Yeah, those decks. I’ve seen many of them over the years, and so, probably, have you. Some contain good ideas, but you can’t get to them for all the big words and inscrutable charts with arrows in the way. It’s marketing voodoo, that's what it is, employed to justify consulting fees.

It’s an exercise in (and I apologize for the metaphor) brandsturbation: It feels good but ultimately gives birth to nothing.

This is a for-real chart from someone's for-real brand-related document. For real. Classic brandsturbation.
To be fruitful—and we’re back to marketing, now—brand development work has to be “actionable.” That’s consultant-speak for “useful.”
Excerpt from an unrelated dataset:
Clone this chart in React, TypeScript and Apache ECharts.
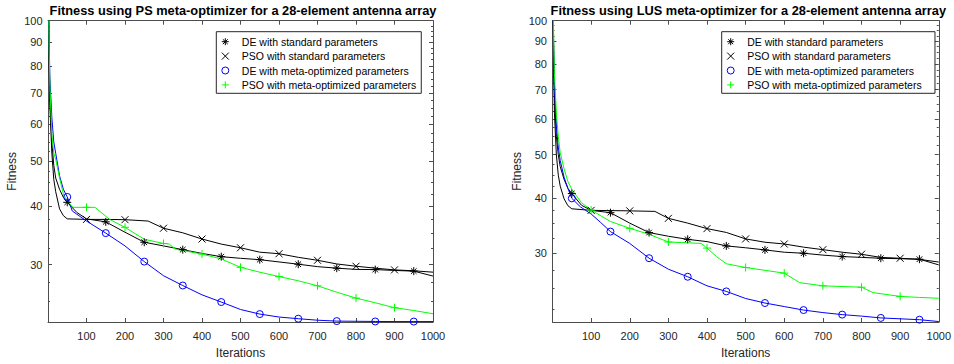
import React, { useEffect, useRef } from "react";
import * as echarts from "echarts";

// ---------- data ----------
const TITLES = [
  "Fitness using PS meta-optimizer for a 28-element antenna array",
  "Fitness using LUS meta-optimizer for a 28-element antenna array",
];
const SERIES_NAMES = [
  "DE with standard parameters",
  "PSO with standard parameters",
  "DE with meta-optimized parameters",
  "PSO with meta-optimized parameters",
];
const X_TICKS = [100, 200, 300, 400, 500, 600, 700, 800, 900, 1000];
const Y_MAJOR = [30, 40, 50, 60, 70, 80, 90, 100];
const Y_MINOR = [22.5, 25, 27.5, 32.5, 35, 37.5, 42.5, 45, 47.5, 52.5, 55, 57.5, 62.5, 65, 67.5, 72.5, 75, 77.5, 82.5, 85, 87.5, 92.5, 95, 97.5];
const DE_MARKS = [50, 150, 250, 350, 450, 550, 650, 750, 850, 950];
const PSO_MARKS = [100, 200, 300, 400, 500, 600, 700, 800, 900];
const Y_MIN = [22.6, 21.05];

// Left panel (PS meta-optimizer)
const L_DE_STD_X = [1, 3, 5, 10, 15, 20, 30, 40, 50, 75, 100, 150, 200, 250, 300, 350, 400, 450, 500, 550, 600, 650, 700, 750, 800, 850, 900, 950, 1000];
const L_DE_STD_Y = [118, 85, 68, 55, 49, 46, 43.5, 41.8, 40.8, 38.8, 37.6, 37.05, 35.2, 33.5, 32.9, 32.3, 31.7, 31.2, 30.95, 30.74, 30.4, 30.06, 29.7, 29.48, 29.3, 29.27, 29.15, 29.05, 28.35];
const L_PSO_STD_X = [1, 3, 5, 10, 15, 20, 30, 40, 50, 100, 150, 200, 260, 300, 350, 400, 450, 500, 550, 600, 650, 700, 750, 800, 850, 900, 950, 1000];
const L_PSO_STD_Y = [115, 80, 65, 52, 45.7, 43, 39.5, 38.2, 37.6, 37.5, 37.5, 37.45, 37.2, 35.9, 35.1, 34.04, 33.2, 32.6, 31.9, 31.66, 31.1, 30.65, 30.1, 29.76, 29.48, 29.23, 29.1, 28.9];
const L_DE_META_X = [1, 3, 5, 10, 15, 20, 30, 40, 50, 63, 100, 150, 200, 250, 300, 350, 400, 450, 500, 550, 600, 650, 700, 750, 800, 850, 900, 950, 1000];
const L_DE_META_Y = [125, 90, 75, 62, 55, 52, 46.5, 43.5, 41.9, 39.1, 37.2, 35.05, 32.9, 30.45, 28.4, 27.06, 25.84, 24.94, 24.04, 23.5, 23.16, 22.97, 22.8, 22.7, 22.68, 22.66, 22.65, 22.65, 22.65];
const L_PSO_META_X = [1, 3, 5, 10, 15, 20, 30, 40, 50, 65, 100, 122, 160, 200, 250, 300, 315, 330, 400, 450, 500, 550, 600, 650, 700, 750, 800, 850, 900, 950, 1000];
const L_PSO_META_Y = [125, 88, 72, 57, 52, 50.5, 46, 42.5, 41, 39.8, 39.8, 39.8, 37.5, 36.06, 34.0, 33.3, 33.2, 32.4, 31.6, 30.85, 29.6, 28.9, 28.28, 27.7, 27.02, 26.18, 25.43, 24.85, 24.25, 23.92, 23.54];

// Right panel (LUS meta-optimizer)
const R_DE_STD_X = [1, 3, 5, 10, 15, 20, 30, 40, 50, 75, 100, 150, 200, 250, 300, 350, 400, 450, 500, 550, 600, 650, 700, 750, 800, 850, 900, 950, 1000];
const R_DE_STD_Y = [120, 85, 68, 55, 50, 47, 44, 42, 40.9, 38.5, 37.5, 37.05, 35.1, 33.43, 32.8, 32.28, 31.9, 31.2, 30.9, 30.56, 30.2, 30.04, 29.75, 29.53, 29.4, 29.27, 29.2, 29.13, 28.28];
const R_PSO_STD_X = [1, 3, 5, 10, 15, 20, 30, 40, 50, 100, 150, 200, 265, 300, 350, 400, 450, 500, 550, 600, 650, 700, 750, 800, 850, 900, 950, 1000];
const R_PSO_STD_Y = [115, 78, 62, 50, 45, 42.5, 39.8, 38.4, 37.8, 37.5, 37.45, 37.4, 37.3, 35.98, 35.1, 34.12, 33.45, 32.35, 31.8, 31.51, 31.0, 30.6, 30.2, 29.88, 29.4, 29.27, 29.1, 28.7];
const R_DE_META_X = [1, 3, 5, 10, 15, 20, 30, 40, 50, 72, 100, 125, 150, 200, 250, 300, 350, 400, 450, 500, 550, 600, 650, 700, 750, 800, 850, 900, 950, 1000];
const R_DE_META_Y = [125, 88, 72, 58, 52, 48.5, 44.5, 42, 39.9, 38.2, 36.8, 35.2, 33.6, 31.6, 29.28, 27.66, 26.6, 25.38, 24.66, 23.77, 23.22, 22.8, 22.39, 22.1, 21.87, 21.7, 21.5, 21.4, 21.3, 21.1];
const R_PSO_META_X = [1, 3, 5, 10, 15, 20, 30, 40, 50, 75, 100, 150, 200, 250, 300, 350, 385, 400, 425, 450, 500, 550, 600, 640, 700, 800, 830, 900, 950, 1000];
const R_PSO_META_Y = [125, 92, 76, 62, 55, 50.5, 46.5, 43.5, 41.8, 39.0, 37.55, 35.4, 34.17, 33.13, 31.84, 31.7, 31.6, 30.85, 29.5, 28.45, 27.9, 27.5, 27.1, 25.8, 25.38, 25.2, 24.5, 24.03, 23.9, 23.8];

// ---------- styling ----------
const FONT = "'Liberation Sans', Arial, Helvetica, sans-serif";
const AXIS_COLOR = "#4d4d4d";
const TEXT_COLOR = "#262626";
const COLORS = ["#000000", "#000000", "#0000ff", "#00ff00"];
const SYMBOLS = [
  "path://M5 0L5 10M0 5L10 5M1.5 1.5L8.5 8.5M1.5 8.5L8.5 1.5",
  "path://M0 0L10 10M0 10L10 0",
  "path://M10 5A5 5 0 1 1 0 5A5 5 0 1 1 10 5Z",
  "path://M5 0L5 10M0 5L10 5",
];
const SYMBOL_SIZES = [8, 7, 7, 8];

const PANELS = [
  { gridLeft: 48, gridWidth: 385, titleX: 243, legendLeft: 216.3, legendPadRight: 5 },
  { gridLeft: 552.5, gridWidth: 386.8, titleX: 748.3, legendLeft: 721.7, legendPadRight: 13.3 },
];

function makeSeries(g: number, k: number, xs: number[], ys: number[], marks: number[]) {
  const set = new Set(marks);
  const sym = SYMBOLS[k];
  return {
    type: "line",
    name: SERIES_NAMES[k],
    xAxisIndex: g * 2,
    yAxisIndex: g * 4,
    data: xs.map((x, i) => [x, ys[i]]),
    showSymbol: true,
    showAllSymbol: true,
    symbol: (v: number[]) => (set.has(v[0]) ? sym : "none"),
    symbolSize: SYMBOL_SIZES[k],
    itemStyle: { color: "rgba(0,0,0,0)", borderColor: COLORS[k], borderWidth: 1 },
    lineStyle: { color: COLORS[k], width: 1 },
    emphasis: { disabled: true },
    silent: true,
  };
}

function xAxes(g: number) {
  const base: any = {
    type: "value",
    gridIndex: g,
    min: 0,
    max: 1000,
    interval: 100,
    splitLine: { show: false },
    axisLine: { onZero: false, lineStyle: { color: AXIS_COLOR, width: 1 } },
    axisTick: { inside: true, length: 4, customValues: X_TICKS, lineStyle: { color: AXIS_COLOR } },
  };
  return [
    {
      ...base,
      position: "bottom",
      axisLabel: {
        customValues: X_TICKS,
        formatter: (v: number) => String(Math.round(v)),
        color: TEXT_COLOR,
        fontSize: 11,
        fontFamily: FONT,
        margin: 8,
      },
      name: "Iterations",
      nameLocation: "middle",
      nameGap: 25,
      nameTextStyle: { color: TEXT_COLOR, fontSize: 12, fontFamily: FONT },
    },
    { ...base, position: "top", axisLabel: { show: false } },
  ];
}

function yAxes(g: number) {
  const base: any = {
    type: "log",
    logBase: 10,
    gridIndex: g,
    min: Y_MIN[g],
    max: 100,
    splitLine: { show: false },
    axisLine: { onZero: false, lineStyle: { color: AXIS_COLOR, width: 1 } },
  };
  const major = { inside: true, length: 4, customValues: Y_MAJOR, lineStyle: { color: AXIS_COLOR } };
  const minor = { inside: true, length: 2, customValues: Y_MINOR, lineStyle: { color: AXIS_COLOR } };
  return [
    {
      ...base,
      position: "left",
      axisTick: major,
      axisLabel: {
        customValues: Y_MAJOR,
        formatter: (v: number) => String(Math.round(v)),
        color: TEXT_COLOR,
        fontSize: 11,
        fontFamily: FONT,
        margin: 5.5,
      },
      name: "Fitness",
      nameLocation: "middle",
      nameGap: 30,
      nameTextStyle: { color: TEXT_COLOR, fontSize: 12, fontFamily: FONT },
    },
    { ...base, position: "left", axisLine: { show: false, onZero: false }, axisTick: minor, axisLabel: { show: false } },
    { ...base, position: "right", axisTick: major, axisLabel: { show: false } },
    { ...base, position: "right", axisLine: { show: false, onZero: false }, axisTick: minor, axisLabel: { show: false } },
  ];
}

function legend(g: number) {
  return {
    orient: "vertical",
    left: PANELS[g].legendLeft,
    top: 31.7,
    padding: [2.8, PANELS[g].legendPadRight, 1.2, 5],
    itemWidth: 23,
    itemHeight: 7,
    itemGap: 0,
    borderColor: "#262626",
    borderWidth: 1,
    backgroundColor: "#ffffff",
    selectedMode: false,
    textStyle: { fontSize: 10.5, lineHeight: 14.4, color: "#000", fontFamily: FONT },
    data: SERIES_NAMES.map((name, k) => ({
      name,
      icon: SYMBOLS[k],
      itemStyle: { color: "rgba(0,0,0,0)", borderColor: COLORS[k], borderWidth: 1 },
    })),
  };
}

export default function App() {
  const ref = useRef<HTMLDivElement>(null);
  useEffect(() => {
    if (!ref.current) return;
    const chart = echarts.init(ref.current, undefined, { renderer: "svg" });
    const series = [
      makeSeries(0, 0, L_DE_STD_X, L_DE_STD_Y, DE_MARKS),
      makeSeries(0, 1, L_PSO_STD_X, L_PSO_STD_Y, PSO_MARKS),
      makeSeries(0, 2, L_DE_META_X, L_DE_META_Y, DE_MARKS),
      makeSeries(0, 3, L_PSO_META_X, L_PSO_META_Y, PSO_MARKS),
      makeSeries(1, 0, R_DE_STD_X, R_DE_STD_Y, DE_MARKS),
      makeSeries(1, 1, R_PSO_STD_X, R_PSO_STD_Y, PSO_MARKS),
      makeSeries(1, 2, R_DE_META_X, R_DE_META_Y, DE_MARKS),
      makeSeries(1, 3, R_PSO_META_X, R_PSO_META_Y, PSO_MARKS),
    ];
    chart.setOption({
      animation: false,
      backgroundColor: "#ffffff",
      title: PANELS.map((p, g) => ({
        text: TITLES[g],
        left: p.titleX,
        top: 4,
        textAlign: "center",
        padding: 0,
        textStyle: { fontSize: 12.8, fontWeight: "bold", color: "#000", fontFamily: FONT },
      })),
      grid: PANELS.map((p) => ({ left: p.gridLeft, width: p.gridWidth, top: 20.7, height: 302, containLabel: false })),
      xAxis: [...xAxes(0), ...xAxes(1)],
      yAxis: [...yAxes(0), ...yAxes(1)],
      legend: [legend(0), legend(1)],
      series,
    } as any);
    return () => chart.dispose();
  }, []);
  return <div ref={ref} style={{ position: "fixed", left: 0, top: 0, width: 954, height: 364 }} />;
}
That brand work must (note italics) produce—
1. real concepts and language
2. and other tangible assets,
3. along with clear guidelines,
4. that anyone, anywhere, working on behalf of your brand
5. can use easily, every day.
Useful brand work gives you tools, in other words. Those tools should live, of course, in a metaphorical toolbox. A brand toolbox*. Ideally, a red one.

Our nice, red brand toolbox has two drawers, because it contains two kinds of tools.

The tools in the top drawer are for building a “strategic communications platform.” Ugh—I know that’s jargony, but I chose that phrase because it's a really accurate description:

It’s a platform because you will build all your actual communications on top of it.

It’s strategic because it lives behind the scenes—your audience never sees it.

And the platform becomes the basis for your communications.

So: strategic communications platform. Lower case, no TM. Okay?

The bottom drawer contains everyday tools you will use in creating actual, real-life stuff for the Web or print or outdoor or TV or emails or trade shows or weddings and bar mitzvahs.

Like what?
  • Verbatim messages to communicate
  • Words and phrases to use
  • Logos and type and colors
  • Writing guidelines, including the “voice” of the brand
  • Behavior guidelines
  • And much, much more!

(I don’t have a jargony name for the tools in the bottom drawer. Wait—how about “communications execution modules”? Nah. Let’s just call them everyday tools.)

But here’s the most important thing: All these tools make it easy for anyone to inhabit the brand persona, which is the goal of all brand work. So it can end up in the marketplace, not on a shelf.

Next time we’ll open the top drawer. 







*(I must point out that there is an Australian company called syn.rg that markets something they call Brand ToolboxTM. It’s an “all-encompassing brand asset management solution.” I don’t know if it’s any good, but I want you—and their lawyers—to recognize that their R-ed and TM-ed “central online repository” is completely different from my lower-case metaphor. We good?)